What documents do I need for an SBA 7(a) wedding venue loan?

You'll need the SBA Borrower Information Form (1919), Personal Financial Statement (413), business and personal tax returns (3 years), profit-and-loss statements, balance sheets, a detailed business plan, personal identification, business licenses, and documentation of the collateral (property appraisals, purchase agreement). For venue acquisition, include a Letter of Intent or Purchase Agreement from the seller.

How long does a wedding venue business loan application take?

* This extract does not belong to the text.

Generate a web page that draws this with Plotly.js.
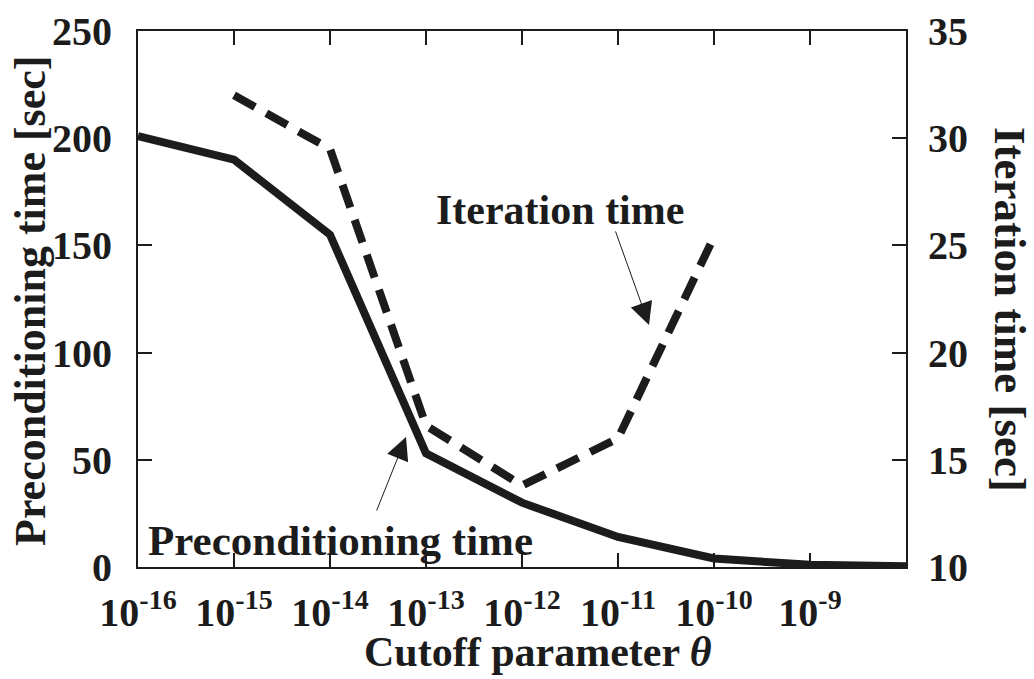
<!DOCTYPE html>
<html>
<head>
<meta charset="utf-8">
<script src="https://cdn.plot.ly/plotly-3.0.1.min.js"></script>
<style>
  html, body { margin: 0; padding: 0; background: #fff; }
  #chart { width: 1034px; height: 679px; }
</style>
</head>
<body>
<div id="chart"></div>
<script>
// Cutoff parameter values (log scale)
const cutoffPrecond = [1e-16, 1e-15, 1e-14, 1e-13, 1e-12, 1e-11, 1e-10, 1e-9, 1e-8];
const precondTime   = [201, 190, 155, 53, 30, 14, 4, 1, 0.4];

const cutoffIter = [1e-15, 1e-14, 1e-13, 1e-12, 1e-11, 1e-10];
const iterTime   = [32.0, 29.5, 16.6, 13.8, 16.0, 25.4];

const xTickVals  = [1e-16, 1e-15, 1e-14, 1e-13, 1e-12, 1e-11, 1e-10, 1e-9];
const xTickExp   = ['-16', '-15', '-14', '-13', '-12', '-11', '-10', '-9'];
const leftTicks  = [0, 50, 100, 150, 200, 250];
const rightTicks = [10, 15, 20, 25, 30, 35];

const INK = '#1c1c1c';
const FONT = 'Liberation Serif, Times New Roman, serif';
const tickFont = {family: FONT, size: 40, color: INK, weight: 'bold'};
const xTickText = xTickExp.map(e => '10<sup>' + e + '</sup>');

const traces = [
  {
    x: cutoffPrecond, y: precondTime, type: 'scatter', mode: 'lines',
    line: {color: INK, width: 8}, yaxis: 'y', hoverinfo: 'skip'
  },
  {
    x: cutoffIter, y: iterTime, type: 'scatter', mode: 'lines',
    line: {color: INK, width: 8, dash: '24px,13px'}, yaxis: 'y2', hoverinfo: 'skip'
  }
];

const titleFont = size => ({family: FONT, size: size, color: INK, weight: 'bold'});

const layout = {
  width: 1034, height: 679,
  margin: {l: 138, r: 128, t: 31, b: 112},
  paper_bgcolor: '#fff', plot_bgcolor: '#fff',
  showlegend: false,
  xaxis: {
    type: 'log', range: [-16, -8],
    tickvals: xTickVals, ticktext: xTickText,
    ticks: 'inside', ticklen: 14, tickwidth: 2, tickcolor: INK,
    showline: true, linecolor: INK, linewidth: 2, mirror: 'ticks',
    showgrid: false, zeroline: false,
    tickfont: tickFont, ticklabelstandoff: 9
  },
  yaxis: {
    range: [0, 250], tickvals: leftTicks,
    ticks: 'inside', ticklen: 14, tickwidth: 2, tickcolor: INK,
    showline: true, linecolor: INK, linewidth: 2, mirror: true,
    showgrid: false, zeroline: false,
    tickfont: tickFont, ticklabelstandoff: 16
  },
  yaxis2: {
    range: [10, 35], tickvals: rightTicks, overlaying: 'y', side: 'right',
    ticks: 'inside', ticklen: 14, tickwidth: 2, tickcolor: INK,
    showline: true, linecolor: INK, linewidth: 2,
    showgrid: false, zeroline: false,
    tickfont: tickFont, ticklabelstandoff: 12
  },
  annotations: [
    // axis titles
    {text: 'Preconditioning time [sec]', xref: 'paper', yref: 'paper', x: 0, y: 0.5,
     xshift: -108, yshift: -2, textangle: -90, showarrow: false,
     xanchor: 'center', yanchor: 'middle', font: titleFont(44)},
    {text: 'Iteration time [sec]', xref: 'paper', yref: 'paper', x: 1, y: 0.5,
     xshift: 104, yshift: -10, textangle: 90, showarrow: false,
     xanchor: 'center', yanchor: 'middle', font: titleFont(45)},
    {text: 'Cutoff parameter <i>θ</i>', xref: 'paper', yref: 'paper', x: 0.5, y: 0,
     xshift: 16, yshift: -85, showarrow: false,
     xanchor: 'center', yanchor: 'middle', font: titleFont(42)},
    // series labels
    {text: 'Iteration time', xref: 'paper', yref: 'paper', x: 0.5, y: 1,
     xshift: 38, yshift: -179, showarrow: false,
     xanchor: 'center', yanchor: 'middle', font: titleFont(42)},
    {text: 'Preconditioning time', xref: 'paper', yref: 'paper', x: 0, y: 0,
     xshift: 202, yshift: 27, showarrow: false,
     xanchor: 'center', yanchor: 'middle', font: titleFont(43)},
    // pointer arrows
    {text: '', x: -10.677, y: 112.9, xref: 'x', yref: 'y',
     showarrow: true, arrowhead: 2, arrowsize: 4.5, arrowwidth: 1, arrowcolor: INK,
     ax: -34, ay: -95, standoff: 0},
    {text: '', x: -13.208, y: 60.6, xref: 'x', yref: 'y',
     showarrow: true, arrowhead: 2, arrowsize: 4.5, arrowwidth: 1, arrowcolor: INK,
     ax: -30, ay: 75, standoff: 0}
  ]
};

Plotly.newPlot('chart', traces, layout, {staticPlot: true, displayModeBar: false});
</script>
</body>
</html>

SBA 7(a) loans typically take 5–10 business days for SBA turnaround once submitted by a delegated lender, but total time from application to funding ranges 30–60 days depending on file completeness and underwriting complexity. Conventional commercial mortgages may take 45–90 days. Incomplete documentation is the leading cause of delays.

What credit score do I need to qualify for wedding venue financing?

The SBA does not set a universal minimum credit score for 7(a) or 504 loans; instead, individual lenders apply their own policies. Most SBA lenders prefer a personal credit score of 680 or higher, but strong revenue projections, collateral, and existing business performance can offset lower scores. Conventional lenders typically require 700+.

Can I get a wedding venue renovation loan if my property already has a mortgage?

Yes. Renovation loans can be structured as construction-to-permanent loans, bridge loans, or piggyback financing on top of existing debt. The lender will review your total debt-service coverage ratio (DSCR); the SBA requires a DSCR of 1.10:1 or higher as of March 2026. You may need to refinance the existing mortgage alongside the renovation financing.

What if my wedding venue is in a rural area—can I get USDA funding?

Yes. USDA rural development loans and grants are available for venues in eligible rural areas (populations under 50,000). USDA financing typically has lower rates (6.0%–8.75% in 2026) and longer terms than conventional mortgages, and some rural businesses qualify for USDA grants covering a portion of startup or renovation costs. Check USDA eligibility for your county.